- Date: November 9, 2016
- Presenters: Francisca García-Huidobro
- Venue: Studies of Chilevisión
- Broadcaster: Chilevisión
- Entrants: 15
- Placements: 8
- Winner: Catalina Cáceres

= Miss Universo Chile 2016 =

Miss Universo Chile 2016, the 53rd Miss Universo Chile pageant, was held on November 9, 2016. María Belén Jerez Spuler crowned Catalina Cáceres at end of the event. Cáceres represented Chile at Miss Universe 2016 pageant.

==Final results==

| Final results | Contestant |
|---|---|
| Miss Universo Chile 2016 | Catalina Cáceres; |
| 1st Runner-up | Natividad Leiva; |
| 2nd Runner-up | Valentina Schnitzer; |
| 3rd Runner-up | Valentina Caballero; |
| Semifinalists | Catalina Flores; Catalina Ulloa; Laura Jofré; Safka Pissani; |

==Delegates==
The 15 official delegates were selected on several castings.
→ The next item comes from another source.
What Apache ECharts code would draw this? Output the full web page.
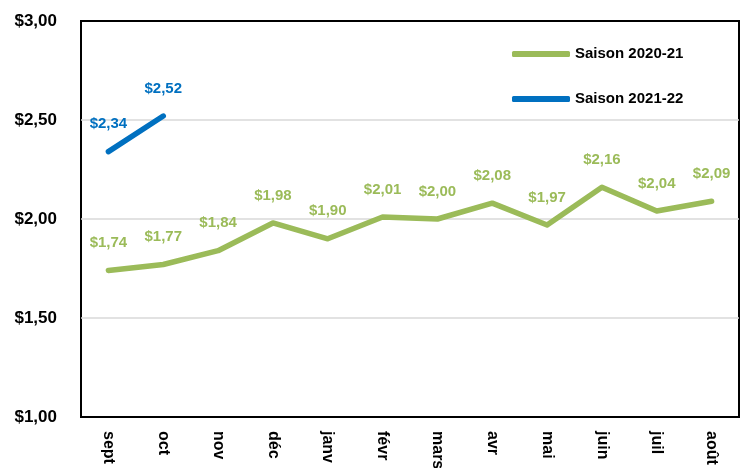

| Name | Age | Height | Hometown |
|---|---|---|---|
| Natalia Lermanda Margarit | 25 | 1.79 m (5 ft 10+1⁄2 in) | Santiago |
| Valentina Schnitzer Lihn | 26 | 1.80 m (5 ft 11 in) | Vitacura |
| Patricia Andrea Montes Quintrequeo | 23 | 1.74 m (5 ft 8+1⁄2 in) | Santiago |
| Diannella Lutka Maria Basic Isasi | 22 | 1.68 m (5 ft 6 in) | Viña del Mar |
| Natividad Leiva Bello | 24 | 1.80 m (5 ft 11 in) | Santiago |
| Safka Pissani Díaz | 21 | 1.70 m (5 ft 7 in) | La Granja |
| María Catalina Flores Vargas | 21 | 1.70 m (5 ft 7 in) | Concepción |
| Valentina Caballero Fuenzalida | 24 | 1.68 m (5 ft 6 in) | Las Condes |
| Catalina Ignacia Figueroa Ulloa | 21 | 1.70 m (5 ft 7 in) | La Ligua |
| Aylin López | 21 | 1.70 m (5 ft 7 in) | La Cisterna |
| Francisca Hertz Henriquez | 20 | 1.70 m (5 ft 7 in) | Vitacura |
| Laura Jofré Moyano | 18 | 1.71 m (5 ft 7+1⁄2 in) | La Florida |
| Constanza Medina Marquez | 24 | 1.72 m (5 ft 7+1⁄2 in) | La Florida |
| María José Subbrero Masserano | 20 | 1.70 m (5 ft 7 in) | La Serena |
| Catalina Cáceres Ríos | 26 | 1.75 m (5 ft 9 in) | Huechuraba |

==Judges==
- Photographer, painter and commentator of Chilean shows, Jordi Castell.
- Canadian/Chilean actress and musician, Vesta Lugg.
- Chilean model and businesswoman, Carolina Parsons.
- Venezuelan TV Host and social communicator, Harry Levy.

==Notes==
- Valentina Schnitzer won the Miss Supranational Chile 2015 pageant and also participated in Reina Hispanoamericana 2017.
- Natividad Leiva won Miss Earth Chile 2015 pageant and finished as Top 8 in Miss Earth 2015. Also, she participated on Miss United Continents 2016 pageant in Guayaquil, Ecuador.
- Natalia Lermanda won Miss Earth Chile 2013 pageant and finished as Top 16 in Miss Earth 2013.
- Catalina Cáceres won Miss Earth Chile 2014 pageant.
- Charlotte Molina withdrew of the competition.